Report every line in the listing that contains the string "React".
--- start Records to use ---
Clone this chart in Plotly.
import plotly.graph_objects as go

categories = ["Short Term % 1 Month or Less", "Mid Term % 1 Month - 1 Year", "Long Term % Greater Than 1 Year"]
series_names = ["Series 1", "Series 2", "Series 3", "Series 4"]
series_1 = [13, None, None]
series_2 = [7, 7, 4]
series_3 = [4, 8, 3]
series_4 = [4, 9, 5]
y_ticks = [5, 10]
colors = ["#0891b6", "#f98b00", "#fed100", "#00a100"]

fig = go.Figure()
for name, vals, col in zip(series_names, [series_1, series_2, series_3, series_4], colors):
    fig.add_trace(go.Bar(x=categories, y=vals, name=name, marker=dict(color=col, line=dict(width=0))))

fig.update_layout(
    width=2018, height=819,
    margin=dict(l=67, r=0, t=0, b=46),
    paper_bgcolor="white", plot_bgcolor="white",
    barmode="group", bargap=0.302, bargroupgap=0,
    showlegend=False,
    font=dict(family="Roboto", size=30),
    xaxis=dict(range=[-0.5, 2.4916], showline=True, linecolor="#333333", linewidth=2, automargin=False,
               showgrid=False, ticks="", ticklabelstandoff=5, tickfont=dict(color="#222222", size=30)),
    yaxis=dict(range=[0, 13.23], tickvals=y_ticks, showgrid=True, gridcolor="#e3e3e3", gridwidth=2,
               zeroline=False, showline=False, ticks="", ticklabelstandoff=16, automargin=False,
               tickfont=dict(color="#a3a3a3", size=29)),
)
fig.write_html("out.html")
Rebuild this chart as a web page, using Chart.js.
--- end Records to use ---
--- start Records to use ---
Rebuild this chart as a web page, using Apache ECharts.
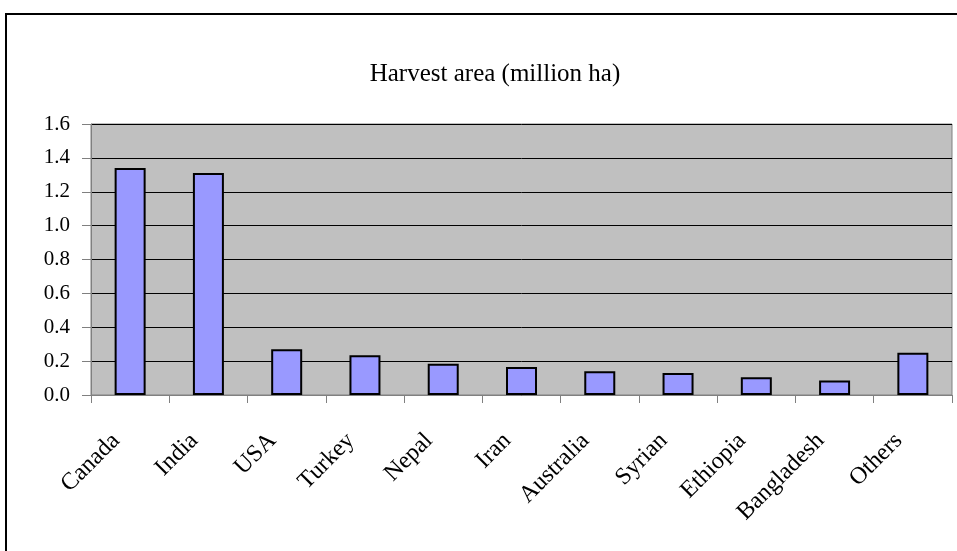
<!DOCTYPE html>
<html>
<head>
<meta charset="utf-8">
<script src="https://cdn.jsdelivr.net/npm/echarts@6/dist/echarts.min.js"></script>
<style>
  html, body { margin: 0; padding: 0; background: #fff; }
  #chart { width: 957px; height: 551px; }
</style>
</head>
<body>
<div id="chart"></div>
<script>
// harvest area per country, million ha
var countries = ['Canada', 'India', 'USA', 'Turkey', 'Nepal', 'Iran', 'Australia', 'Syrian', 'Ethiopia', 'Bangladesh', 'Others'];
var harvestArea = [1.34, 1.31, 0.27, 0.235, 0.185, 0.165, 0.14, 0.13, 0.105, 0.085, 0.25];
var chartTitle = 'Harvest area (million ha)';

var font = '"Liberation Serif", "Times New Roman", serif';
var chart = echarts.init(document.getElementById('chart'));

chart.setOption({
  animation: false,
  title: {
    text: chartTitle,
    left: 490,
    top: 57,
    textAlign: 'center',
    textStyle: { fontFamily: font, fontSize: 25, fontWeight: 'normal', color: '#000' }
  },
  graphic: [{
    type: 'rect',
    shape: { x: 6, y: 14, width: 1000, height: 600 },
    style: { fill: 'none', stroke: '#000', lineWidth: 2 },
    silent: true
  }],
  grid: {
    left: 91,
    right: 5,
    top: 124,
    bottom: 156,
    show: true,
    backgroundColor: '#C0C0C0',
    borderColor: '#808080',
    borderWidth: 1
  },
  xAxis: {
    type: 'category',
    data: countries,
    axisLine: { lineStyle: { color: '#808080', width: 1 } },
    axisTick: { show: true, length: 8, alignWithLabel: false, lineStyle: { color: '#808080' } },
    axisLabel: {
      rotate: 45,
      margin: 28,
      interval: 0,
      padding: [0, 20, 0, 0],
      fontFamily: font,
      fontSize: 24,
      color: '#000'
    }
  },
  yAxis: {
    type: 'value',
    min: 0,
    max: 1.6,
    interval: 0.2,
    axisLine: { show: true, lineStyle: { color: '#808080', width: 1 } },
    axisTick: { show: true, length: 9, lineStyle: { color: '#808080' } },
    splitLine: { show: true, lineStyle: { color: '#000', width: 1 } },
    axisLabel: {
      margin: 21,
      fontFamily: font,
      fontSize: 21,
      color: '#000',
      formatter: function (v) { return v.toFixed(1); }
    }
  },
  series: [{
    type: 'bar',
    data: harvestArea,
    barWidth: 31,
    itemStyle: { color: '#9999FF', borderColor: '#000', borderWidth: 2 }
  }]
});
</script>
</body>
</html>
--- end Records to use ---
--- start Records to use ---
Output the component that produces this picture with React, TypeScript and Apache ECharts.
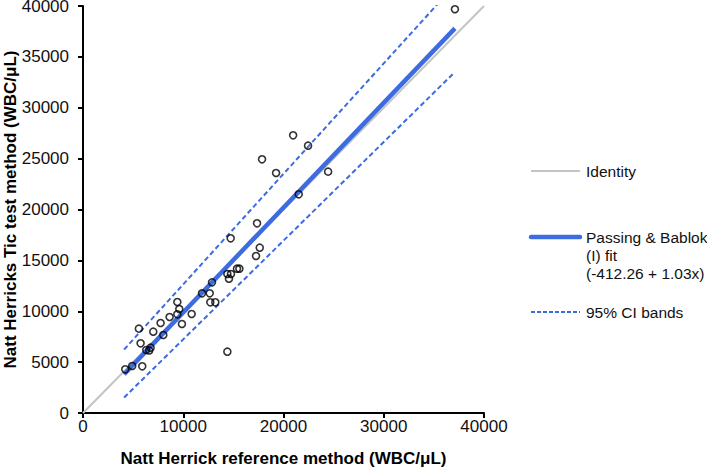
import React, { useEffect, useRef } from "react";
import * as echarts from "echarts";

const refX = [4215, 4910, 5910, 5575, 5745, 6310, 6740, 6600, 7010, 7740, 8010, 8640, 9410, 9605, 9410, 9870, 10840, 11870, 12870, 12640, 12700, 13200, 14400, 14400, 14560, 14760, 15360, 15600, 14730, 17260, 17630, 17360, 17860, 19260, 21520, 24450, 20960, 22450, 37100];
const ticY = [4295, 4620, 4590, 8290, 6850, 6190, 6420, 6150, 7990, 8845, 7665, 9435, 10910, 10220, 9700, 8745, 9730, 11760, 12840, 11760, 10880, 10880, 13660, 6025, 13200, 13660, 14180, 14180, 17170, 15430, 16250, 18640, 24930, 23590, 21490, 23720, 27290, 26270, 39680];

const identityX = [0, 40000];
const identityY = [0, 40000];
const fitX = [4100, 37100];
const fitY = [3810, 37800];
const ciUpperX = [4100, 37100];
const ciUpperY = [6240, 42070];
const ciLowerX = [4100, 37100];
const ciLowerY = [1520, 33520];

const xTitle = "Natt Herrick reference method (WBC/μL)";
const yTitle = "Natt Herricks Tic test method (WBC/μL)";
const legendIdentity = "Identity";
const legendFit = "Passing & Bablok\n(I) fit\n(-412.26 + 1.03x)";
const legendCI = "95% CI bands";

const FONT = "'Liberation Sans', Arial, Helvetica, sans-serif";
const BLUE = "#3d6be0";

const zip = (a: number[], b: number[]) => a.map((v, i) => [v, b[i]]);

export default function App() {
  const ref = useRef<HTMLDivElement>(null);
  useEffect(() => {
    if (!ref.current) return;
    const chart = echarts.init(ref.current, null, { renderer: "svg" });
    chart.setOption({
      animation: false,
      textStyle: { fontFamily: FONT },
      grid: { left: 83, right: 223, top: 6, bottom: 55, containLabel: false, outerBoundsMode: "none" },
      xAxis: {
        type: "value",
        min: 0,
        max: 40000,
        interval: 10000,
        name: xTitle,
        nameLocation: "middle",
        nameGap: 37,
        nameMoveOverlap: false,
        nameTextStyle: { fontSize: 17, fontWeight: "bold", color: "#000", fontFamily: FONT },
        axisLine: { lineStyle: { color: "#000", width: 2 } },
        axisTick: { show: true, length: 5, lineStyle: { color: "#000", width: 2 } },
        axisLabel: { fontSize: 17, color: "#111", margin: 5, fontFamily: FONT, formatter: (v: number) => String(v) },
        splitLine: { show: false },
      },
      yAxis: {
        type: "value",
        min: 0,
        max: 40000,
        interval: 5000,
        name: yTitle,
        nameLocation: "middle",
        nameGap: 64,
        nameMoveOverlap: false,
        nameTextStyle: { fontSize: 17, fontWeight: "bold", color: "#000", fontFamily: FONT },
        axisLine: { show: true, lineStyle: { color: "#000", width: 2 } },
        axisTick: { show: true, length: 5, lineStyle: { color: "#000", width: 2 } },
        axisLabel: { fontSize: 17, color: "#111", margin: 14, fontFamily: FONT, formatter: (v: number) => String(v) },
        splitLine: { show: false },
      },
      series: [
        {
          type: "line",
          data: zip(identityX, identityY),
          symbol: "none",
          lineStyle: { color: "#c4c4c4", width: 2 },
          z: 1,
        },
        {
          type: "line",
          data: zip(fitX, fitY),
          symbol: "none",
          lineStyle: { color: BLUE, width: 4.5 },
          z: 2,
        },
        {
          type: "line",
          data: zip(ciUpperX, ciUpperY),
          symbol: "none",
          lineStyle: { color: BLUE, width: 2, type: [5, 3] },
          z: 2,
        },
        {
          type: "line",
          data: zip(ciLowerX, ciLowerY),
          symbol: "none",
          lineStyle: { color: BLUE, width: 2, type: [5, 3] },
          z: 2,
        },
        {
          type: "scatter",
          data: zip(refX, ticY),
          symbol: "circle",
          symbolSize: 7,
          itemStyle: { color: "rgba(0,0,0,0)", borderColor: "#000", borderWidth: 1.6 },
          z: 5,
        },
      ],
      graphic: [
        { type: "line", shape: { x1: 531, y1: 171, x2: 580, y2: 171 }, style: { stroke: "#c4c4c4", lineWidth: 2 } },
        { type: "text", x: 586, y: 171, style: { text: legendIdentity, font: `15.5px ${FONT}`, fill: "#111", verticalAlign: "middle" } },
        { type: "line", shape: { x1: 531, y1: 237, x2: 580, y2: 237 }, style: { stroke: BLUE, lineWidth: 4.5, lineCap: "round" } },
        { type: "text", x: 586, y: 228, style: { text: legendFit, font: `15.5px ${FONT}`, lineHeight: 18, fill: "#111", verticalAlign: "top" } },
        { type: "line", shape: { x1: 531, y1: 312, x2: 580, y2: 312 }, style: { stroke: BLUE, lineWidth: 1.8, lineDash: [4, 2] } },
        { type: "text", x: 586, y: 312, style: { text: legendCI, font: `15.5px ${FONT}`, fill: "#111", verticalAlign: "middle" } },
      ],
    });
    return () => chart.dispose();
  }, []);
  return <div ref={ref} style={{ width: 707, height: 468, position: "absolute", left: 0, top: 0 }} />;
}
--- end Records to use ---
■ Task response ■
Output the component that produces this picture with React, TypeScript and Apache ECharts.
import React, { useEffect, useRef } from "react";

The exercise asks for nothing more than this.